Final Fantasy VI: Time Limits
I’m progressing slowly, but I’m progressing. The latest roadblock is a scene with a time limit, recuing a child from a house that’s about to collapse. I don’t particularly like time limits at the best of times, and it seems to me that the Final Fantasy games have aspects that make them particularly annoying. Random encounters are delays, and they’re delays that crop up unpredicatably and uncontrollably while you’re trying to do something else. It makes me impatient, and once I’m impatient, I start bristling at little things like the seconds spent on uninterruptible UI actions like bringing up the combat interface and shutting it down again.
It follows pretty close on the heels of another timed sequence, too: the escape from the Floating Continent. There have been time limits in other Final Fantasy games, but not with this density. That escape wasn’t so bad, though, because the fights were winnable quickly: there was usually only one foe, so everyone dogpiled on and wiped him out without having to wait for their ATB timers to fill up a second time. In the new one, I only have one character to use, and she has to take on multiple foes at once. The closest thing I have to a power that can wipe out an entire group at once is the Esper summons, and if I use those, I have to sit through an impatience-aggravating summon animation.

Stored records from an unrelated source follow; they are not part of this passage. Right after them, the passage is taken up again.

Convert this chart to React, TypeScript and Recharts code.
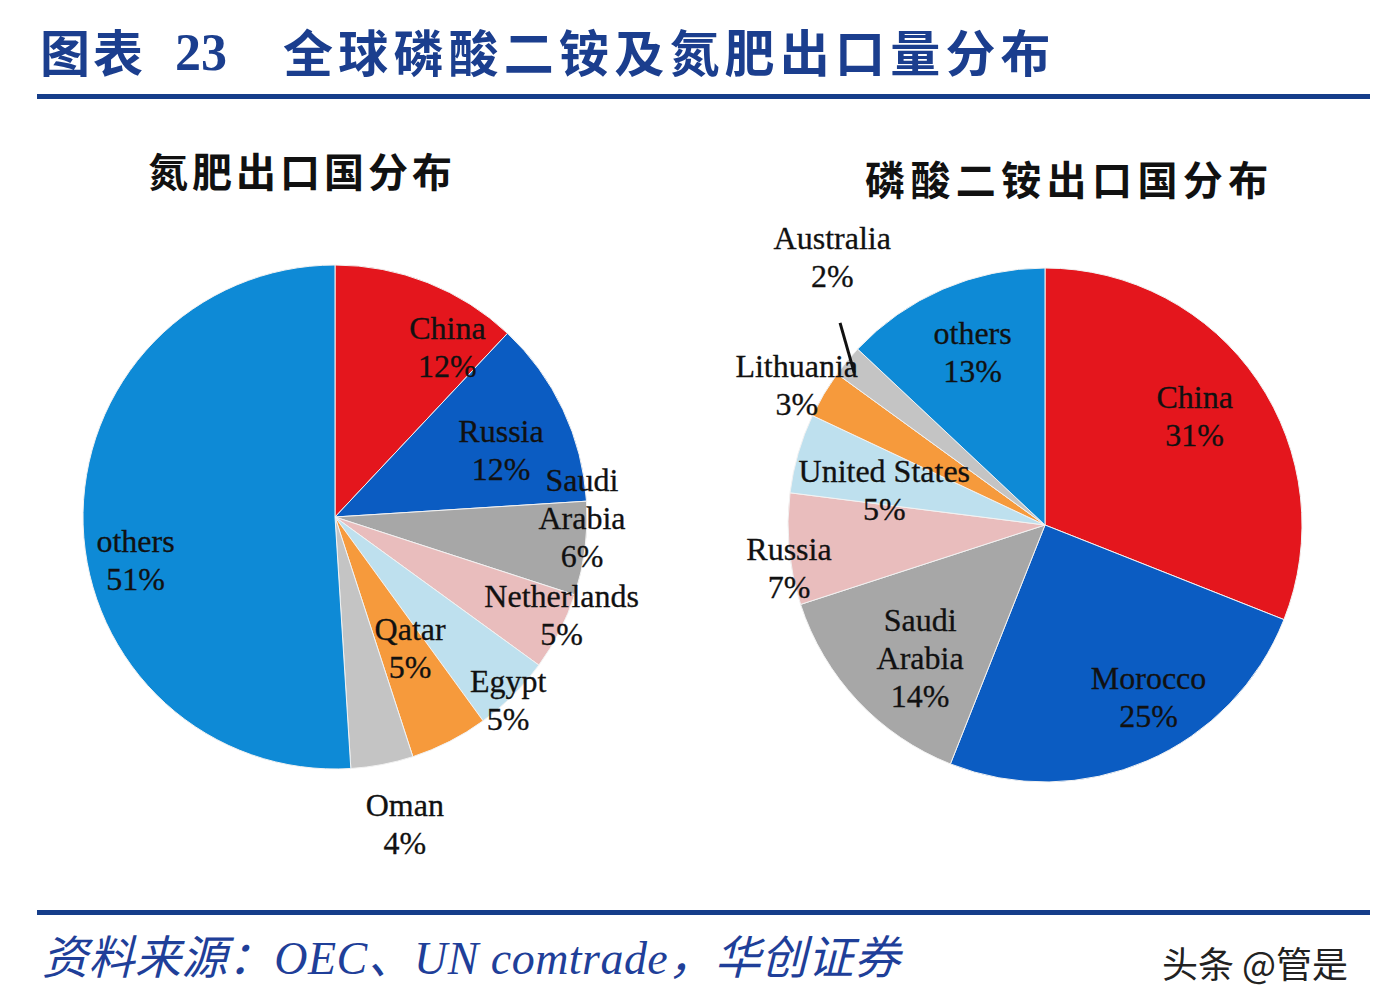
import { PieChart, Pie, Cell } from "recharts";

const nitrogenNames = ["China", "Russia", "Saudi\nArabia", "Netherlands", "Egypt", "Qatar", "Oman", "others"];
const nitrogenShares = [12, 12, 6, 5, 5, 5, 4, 51];

const dapNames = ["China", "Morocco", "Saudi\nArabia", "Russia", "United States", "Lithuania", "Australia", "others"];
const dapShares = [31, 25, 14, 7, 5, 3, 2, 13];

const sliceColors = ["#E4161D", "#0B5CC2", "#A7A7A7", "#E9BDBD", "#BEE0EE", "#F69A3C", "#C4C4C4", "#0E8AD6"];

// label placement per slice: [radius factor, clockwise shift in degrees]
const nitrogenLabelPos = [[0.81, 11.8], [0.71, 3.3], [0.98, -7], [0.98, -3.6], [1.0, 1.6], [0.6, -2.8], [1.25, -2], [0.81, -10.4]];
const dapLabelPos = [[0.72, -1.8], [0.78, -7.7], [0.71, -3.6], [1.01, -4.1], [0.64, -3.9], [1.11, -1.1], [1.33, 11.9], [0.73, 0.7]];

const nitrogenData = nitrogenNames.map((name, i) => ({ name, value: nitrogenShares[i] }));
const dapData = dapNames.map((name, i) => ({ name, value: dapShares[i] }));

const RAD = Math.PI / 180;
const LINE_H = 38;

function polar(cx: number, cy: number, r: number, deg: number) {
  return [cx + r * Math.cos(deg * RAD), cy - r * Math.sin(deg * RAD)];
}

function makeLabel(names: string[], shares: number[], pos: number[][], leaderIndex = -1) {
  return (props: any) => {
    const { cx, cy, midAngle, outerRadius, index } = props;
    const [f, shift] = pos[index];
    const [x, y] = polar(cx, cy, outerRadius * f, midAngle - shift);
    const lines = [...names[index].split("\n"), `${shares[index]}%`];
    const y0 = y - ((lines.length - 1) * LINE_H) / 2;
    let leader = null;
    if (index === leaderIndex) {
      const [x1, y1] = polar(cx, cy, outerRadius * 0.95, midAngle + 1);
      const [x2, y2] = polar(cx, cy, outerRadius * 1.12, midAngle - 5);
      leader = <line x1={x1} y1={y1} x2={x2} y2={y2} stroke="#111" strokeWidth={3} />;
    }
    return (
      <g>
        {leader}
        {lines.map((t, i) => (
          <text
            key={i}
            x={x}
            y={y0 + i * LINE_H}
            textAnchor="middle"
            dominantBaseline="central"
            fontFamily="'Liberation Serif', serif"
            fontSize={32}
            fill="#111"
            stroke="#111"
            strokeWidth={0.3}
          >
            {t}
          </text>
        ))}
      </g>
    );
  };
}

export default function App() {
  return (
    <div style={{ position: "absolute", left: 0, top: 0, width: 1374, height: 1008, background: "#fff", overflow: "hidden" }}>
      <PieChart width={1374} height={1008} margin={{ top: 0, right: 0, bottom: 0, left: 0 }}>
        <Pie
          data={nitrogenData}
          dataKey="value"
          nameKey="name"
          cx={335}
          cy={517}
          outerRadius={252}
          startAngle={90}
          endAngle={-270}
          stroke="#f2f2f2"
          strokeWidth={1}
          labelLine={false}
          label={makeLabel(nitrogenNames, nitrogenShares, nitrogenLabelPos)}
          isAnimationActive={false}
        >
          {nitrogenData.map((_, i) => (
            <Cell key={i} fill={sliceColors[i]} />
          ))}
        </Pie>
        <Pie
          data={dapData}
          dataKey="value"
          nameKey="name"
          cx={1045}
          cy={525}
          outerRadius={257}
          startAngle={90}
          endAngle={-270}
          stroke="#f2f2f2"
          strokeWidth={1}
          labelLine={false}
          label={makeLabel(dapNames, dapShares, dapLabelPos, 6)}
          isAnimationActive={false}
        >
          {dapData.map((_, i) => (
            <Cell key={i} fill={sliceColors[i]} />
          ))}
        </Pie>
      </PieChart>
      <svg width={1374} height={1008} style={{ position: "absolute", left: 0, top: 0, pointerEvents: "none" }}>
        <text x={40} y={50} dominantBaseline="central" fontFamily="'Noto Sans CJK SC'" fontWeight={700} fontSize={50} fill="#1B3E8E" letterSpacing={3}>
          图表
        </text>
        <text x={175} y={52} dominantBaseline="central" fontFamily="'Liberation Serif', serif" fontWeight={700} fontSize={52} fill="#1B3E8E">
          23
        </text>
        <text x={283} y={50} dominantBaseline="central" fontFamily="'Noto Sans CJK SC'" fontWeight={700} fontSize={50} fill="#1B3E8E" letterSpacing={5.2}>
          全球磷酸二铵及氮肥出口量分布
        </text>
        <rect x={37} y={94} width={1333} height={5} fill="#153D8A" />
        <text x={148} y={170} dominantBaseline="central" fontFamily="'Noto Sans CJK SC'" fontWeight={700} fontSize={40} fill="#111" letterSpacing={4}>
          氮肥出口国分布
        </text>
        <text x={865} y={178} dominantBaseline="central" fontFamily="'Noto Sans CJK SC'" fontWeight={700} fontSize={40} fill="#111" letterSpacing={5.4}>
          磷酸二铵出口国分布
        </text>
        <rect x={37} y={910} width={1333} height={5} fill="#153D8A" />
        <text
          x={42}
          y={958}
          dominantBaseline="central"
          fontFamily="'Liberation Serif', 'Noto Sans CJK SC'"
          fontStyle="italic"
          fontSize={46}
          fill="#1F3F99"
          textLength={858}
          lengthAdjust="spacing"
        >
          资料来源：OEC、UN comtrade，华创证券
        </text>
        <text x={1162} y={962} dominantBaseline="central" fontFamily="'Noto Sans CJK SC'" fontSize={36} fill="#222">
          头条 @管是
        </text>
      </svg>
    </div>
  );
}
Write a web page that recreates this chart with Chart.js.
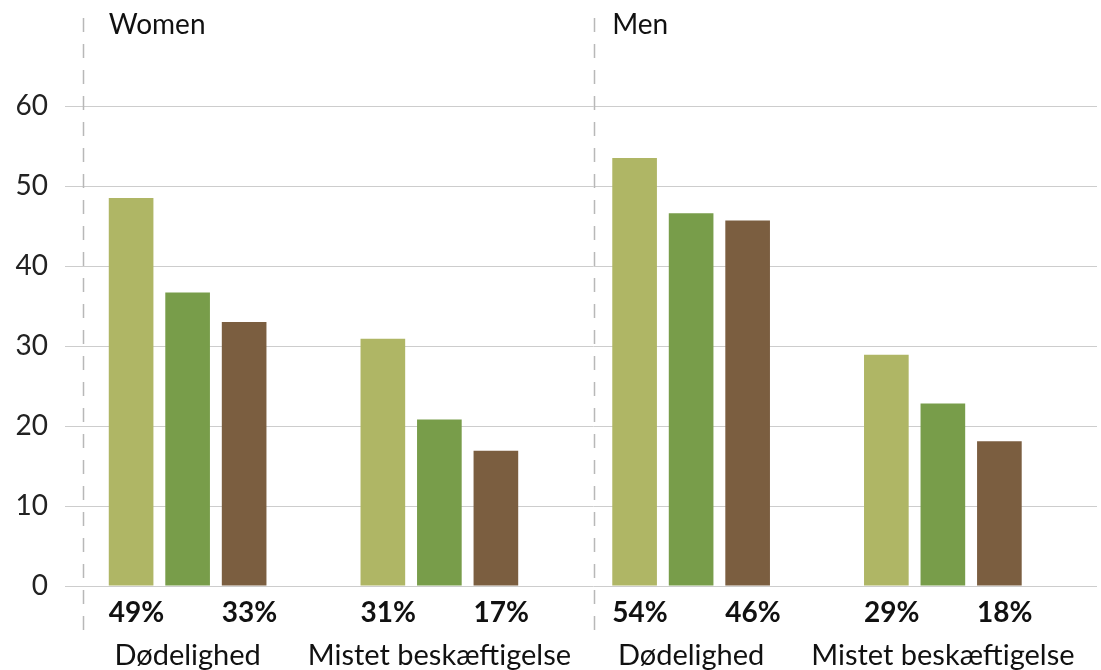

It may actually be worthwhile to run away from battles for once.
That sort of thing – not the time limits, which I never got to, but simply the random encounter frequency interrupting things I was trying to do way too often – is why I never came close to finishing FFVI. Pity, but there it is.
There are definitely time limits in 7 that are similarly annoying – your clock ticks down while Cloud is waving his stupid sword, and during the loading time between battles. I think 9 has one or two time limits too. One is during a minigame, so you can opt out if you want, but it’s still annoying when you change screens and you lose two or three seconds while the game is loading a new area.